• _EXERCISE AIM_: Would you write out the listing verbatim and skip every picture in it?

## START DATA PROVIDED

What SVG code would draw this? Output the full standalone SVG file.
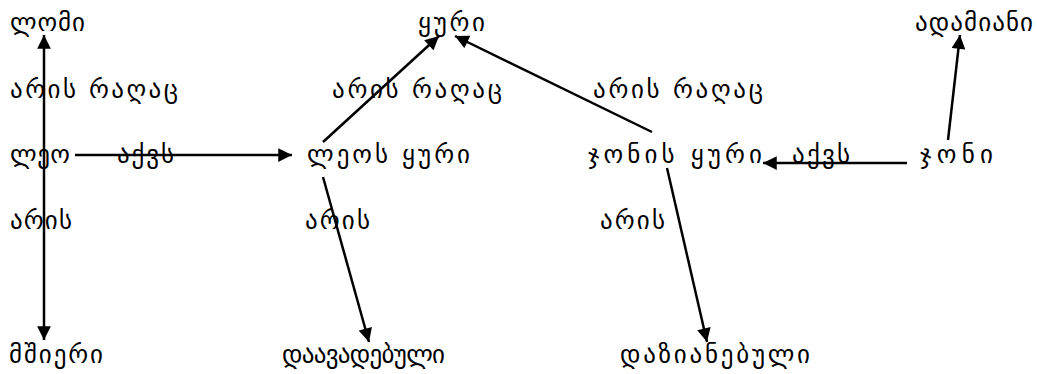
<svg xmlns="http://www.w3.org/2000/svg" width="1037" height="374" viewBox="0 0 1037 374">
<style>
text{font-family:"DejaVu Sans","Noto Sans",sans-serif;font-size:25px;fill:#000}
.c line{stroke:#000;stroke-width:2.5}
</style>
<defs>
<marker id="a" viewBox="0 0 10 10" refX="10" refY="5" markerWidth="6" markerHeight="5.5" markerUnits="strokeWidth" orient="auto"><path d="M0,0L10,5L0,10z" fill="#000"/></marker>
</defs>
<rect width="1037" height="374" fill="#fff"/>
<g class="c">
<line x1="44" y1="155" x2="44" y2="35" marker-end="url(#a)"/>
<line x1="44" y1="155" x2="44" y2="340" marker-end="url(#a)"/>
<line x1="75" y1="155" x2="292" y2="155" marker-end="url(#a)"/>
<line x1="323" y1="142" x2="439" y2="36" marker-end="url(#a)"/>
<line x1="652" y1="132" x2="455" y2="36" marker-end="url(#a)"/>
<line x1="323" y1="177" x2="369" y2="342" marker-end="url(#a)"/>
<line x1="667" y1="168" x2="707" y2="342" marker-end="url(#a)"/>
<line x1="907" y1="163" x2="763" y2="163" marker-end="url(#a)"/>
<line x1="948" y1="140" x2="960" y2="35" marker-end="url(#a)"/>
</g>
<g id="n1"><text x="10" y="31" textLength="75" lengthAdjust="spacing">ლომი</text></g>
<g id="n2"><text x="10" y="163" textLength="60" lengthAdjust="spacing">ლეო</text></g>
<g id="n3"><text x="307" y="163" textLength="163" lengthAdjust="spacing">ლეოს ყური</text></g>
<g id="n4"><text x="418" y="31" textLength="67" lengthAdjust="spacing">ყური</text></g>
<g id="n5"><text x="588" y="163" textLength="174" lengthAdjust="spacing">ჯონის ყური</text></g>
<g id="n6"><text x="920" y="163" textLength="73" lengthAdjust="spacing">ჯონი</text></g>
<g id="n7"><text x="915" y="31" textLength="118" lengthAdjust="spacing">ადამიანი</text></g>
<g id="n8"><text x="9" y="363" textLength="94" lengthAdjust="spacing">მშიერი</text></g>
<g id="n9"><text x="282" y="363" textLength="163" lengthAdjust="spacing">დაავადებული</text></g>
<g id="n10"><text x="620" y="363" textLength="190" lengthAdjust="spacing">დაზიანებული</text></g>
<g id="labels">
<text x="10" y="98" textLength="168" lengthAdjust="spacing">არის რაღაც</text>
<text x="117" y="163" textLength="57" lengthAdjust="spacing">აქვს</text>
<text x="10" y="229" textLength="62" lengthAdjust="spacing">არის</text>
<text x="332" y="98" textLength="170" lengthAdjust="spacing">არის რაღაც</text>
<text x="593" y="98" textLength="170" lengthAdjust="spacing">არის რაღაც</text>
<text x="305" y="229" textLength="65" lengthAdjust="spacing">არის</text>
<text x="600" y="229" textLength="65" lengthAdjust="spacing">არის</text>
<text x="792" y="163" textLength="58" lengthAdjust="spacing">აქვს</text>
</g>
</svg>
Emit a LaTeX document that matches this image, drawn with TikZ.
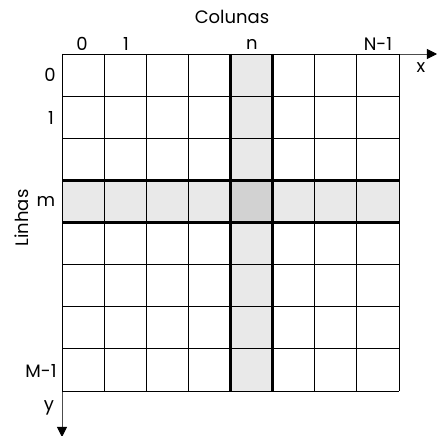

## END DATA PROVIDED

• _COMPLETED EXERCISE_:
What SVG code would draw this? Output the full standalone SVG file.
<svg xmlns="http://www.w3.org/2000/svg" width="1037" height="374" viewBox="0 0 1037 374">
<style>
text{font-family:"DejaVu Sans","Noto Sans",sans-serif;font-size:25px;fill:#000}
.c line{stroke:#000;stroke-width:2.5}
</style>
<defs>
<marker id="a" viewBox="0 0 10 10" refX="10" refY="5" markerWidth="6" markerHeight="5.5" markerUnits="strokeWidth" orient="auto"><path d="M0,0L10,5L0,10z" fill="#000"/></marker>
</defs>
<rect width="1037" height="374" fill="#fff"/>
<g class="c">
<line x1="44" y1="155" x2="44" y2="35" marker-end="url(#a)"/>
<line x1="44" y1="155" x2="44" y2="340" marker-end="url(#a)"/>
<line x1="75" y1="155" x2="292" y2="155" marker-end="url(#a)"/>
<line x1="323" y1="142" x2="439" y2="36" marker-end="url(#a)"/>
<line x1="652" y1="132" x2="455" y2="36" marker-end="url(#a)"/>
<line x1="323" y1="177" x2="369" y2="342" marker-end="url(#a)"/>
<line x1="667" y1="168" x2="707" y2="342" marker-end="url(#a)"/>
<line x1="907" y1="163" x2="763" y2="163" marker-end="url(#a)"/>
<line x1="948" y1="140" x2="960" y2="35" marker-end="url(#a)"/>
</g>
<g id="n1"><text x="10" y="31" textLength="75" lengthAdjust="spacing">ლომი</text></g>
<g id="n2"><text x="10" y="163" textLength="60" lengthAdjust="spacing">ლეო</text></g>
<g id="n3"><text x="307" y="163" textLength="163" lengthAdjust="spacing">ლეოს ყური</text></g>
<g id="n4"><text x="418" y="31" textLength="67" lengthAdjust="spacing">ყური</text></g>
<g id="n5"><text x="588" y="163" textLength="174" lengthAdjust="spacing">ჯონის ყური</text></g>
<g id="n6"><text x="920" y="163" textLength="73" lengthAdjust="spacing">ჯონი</text></g>
<g id="n7"><text x="915" y="31" textLength="118" lengthAdjust="spacing">ადამიანი</text></g>
<g id="n8"><text x="9" y="363" textLength="94" lengthAdjust="spacing">მშიერი</text></g>
<g id="n9"><text x="282" y="363" textLength="163" lengthAdjust="spacing">დაავადებული</text></g>
<g id="n10"><text x="620" y="363" textLength="190" lengthAdjust="spacing">დაზიანებული</text></g>
<g id="labels">
<text x="10" y="98" textLength="168" lengthAdjust="spacing">არის რაღაც</text>
<text x="117" y="163" textLength="57" lengthAdjust="spacing">აქვს</text>
<text x="10" y="229" textLength="62" lengthAdjust="spacing">არის</text>
<text x="332" y="98" textLength="170" lengthAdjust="spacing">არის რაღაც</text>
<text x="593" y="98" textLength="170" lengthAdjust="spacing">არის რაღაც</text>
<text x="305" y="229" textLength="65" lengthAdjust="spacing">არის</text>
<text x="600" y="229" textLength="65" lengthAdjust="spacing">არის</text>
<text x="792" y="163" textLength="58" lengthAdjust="spacing">აქვს</text>
</g>
</svg>
Emit a LaTeX document that matches this image, drawn with TikZ.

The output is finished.